HowTo: Bind MPI & pin OMP threads on clusters

De LMDZPedia
Aller à : navigation, rechercher

We highly recommend reading the Adastra documentation on the matter for more details.

Note: As LMDZ only supports CPU for now, this page only addresses CPU binding.

CPU Binding & Pinning

Binding & Pinning: What and Why

Binding / pinning refers to the action of specifying how each MPI / OMP thread is distributed on a computing node. If left unspecified, the following can happen:

  • MPI/OMP threads that communicate closely can get assigned to threads that are "far apart", inducing significant communication overhead,
  • MPI and OMP threads can get assigned to the same physical thread, reducing significantly performance,
  • OMP threads can "move" during the execution, further exacerbating the two points above.

On Intel architectures (e.g. on JeanZay), the default scheduler does a fairly good job of binding/pinning automatically. However on AMD architectures (e.g. on Adastra), this is not the case, and users should provide their own explicit binding/pinning.

Example: on Adastra, specifying proper bindings for LMDZ Setup results in a x4-x6 speedup !
  • Note: although not "required" on JeanZay, it's still a good practice !

Binding & Pinning: How

Note: this section assumes you are running on exclusive nodes, on a SLURM cluster

The easiest way to "automatically" set good-enough binding/pinning is to use slurm_set_cpu_binding.sh from LMDZ Setup. This script reads the number of required MPI and OMP tasks from environment variables $SLURM_NTASKS_PER_NODE, $OMP_NUM_THREADS, and from the system information creates a binding table. It then leverages $OMP_PLACES and numactl to execute the binding.

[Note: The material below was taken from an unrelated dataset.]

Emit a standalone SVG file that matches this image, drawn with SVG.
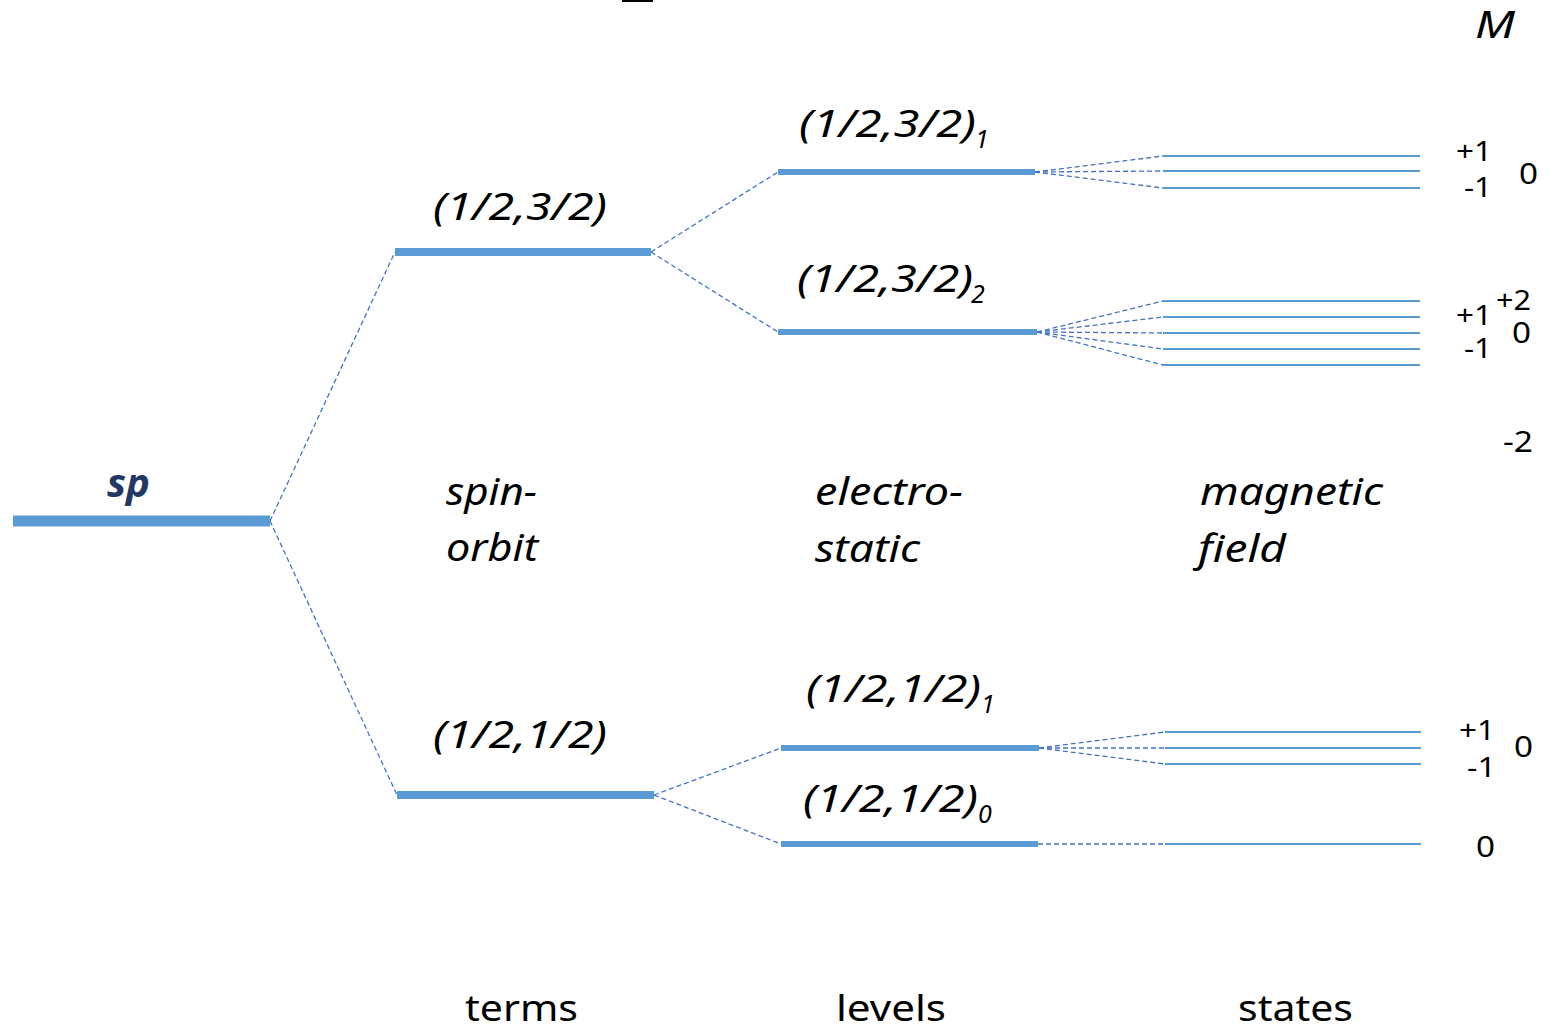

  • Note: the script will automatically use hyperthreading (SMT) if you require more MPIxOMP than there are non-SMT cores on the system.

Since we manually set the binding, we must disable slurm's auto-binding using --cpu-bind=none --mem-bind=none.

Typical use: srun --cpu-bind=none --mem-bind=none -- ./slurm_set_cpu_binding.sh ./gcm.e

  • Note: Here we don't need to specify a number of tasks for srun, as it will be automatically inferred from $SLURM_NTASKS_PER_NODE.

A note on SMT (hyperthreading)

Thanks to this binding, we can properly investigate the effects of using SMT hyperthreading. As of 06/24, a bench using LMDZ Setup on Adastra reveals that there's barely any performance gain in using SMT.